According to Lundvall and Borras (1999), the global on-going revolution in Information and Communication Technologies (ICTs) has given rise to a learning economy wherein the capability to learn how to create new knowledge and adapt to changing conditions now determines the performance of individuals, institutions, regions, and countries. This has led to an increase in the demand for e-learning both in the organizational and the educational sector. Thus, the biggest growth in the Internet, and the area that will prove to be one of the biggest agents of change, will be in e-learning (Rosenberg, 2001). In view of this, the demand for a well-educated workforce has driven many countries to rethink their education systems towards e-learning. E-learning is defined as learning facilitated and supported through the utilization of information and communication technologies (Jenkins & Hanson, 2003). Thus, e-learning includes use of ICTs (e.g., Internet, computer, mobile phone and video) to support teaching and learning activities.

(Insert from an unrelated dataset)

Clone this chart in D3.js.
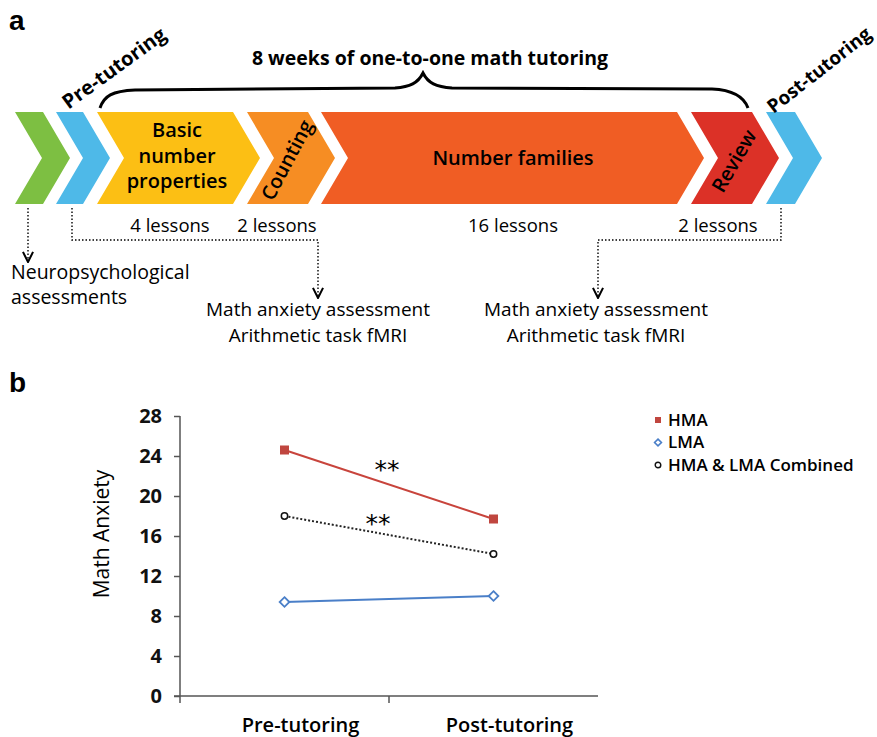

E-learning packages are increasingly being promoted as an effective way of delivering training within the National Health Service in Europe (especially the UK), North America and Australia. One alternative to the traditional lecture format is the use of online technology in continuing nursing education, also known as eLearning continuing nursing education (Gerkin, Taylor, & Weatherby, 2009). This is because technology has revolutionized the ability to facilitate professional clinicians and nursing competence through the use of online education. In fact, the use of e-learning in the staff development environment has only recently been explored (Benson, 2004; Bernhardt, Runyan, Bou-Saada, & Felter, 2003).

This article provides an insight in transfusion medicine and e-learning as a promising way to bridge the existing knowledge gap, especially in the clinical part of transfusion medicine. The chapters 2 and 3 provide the current state of the art of e-learning in transfusion medicine and the clinical use of blood. Chapter 4 describes the development of a post-graduate Master curriculum for leadership in transfusion medicine, focused on management and based on e-learning as a distance learning methodology followed by a real time exposure with additional face-to-face tutorials and a Master thesis. The chapters 5 and 6 analyse the differences in experiences between countries and the approaches to adopt and overcome through proper policy making. The chapters 7 and 8 reflect on the lessons learnt and the future developments in the attempt to bridge the knowledge gap at a global level.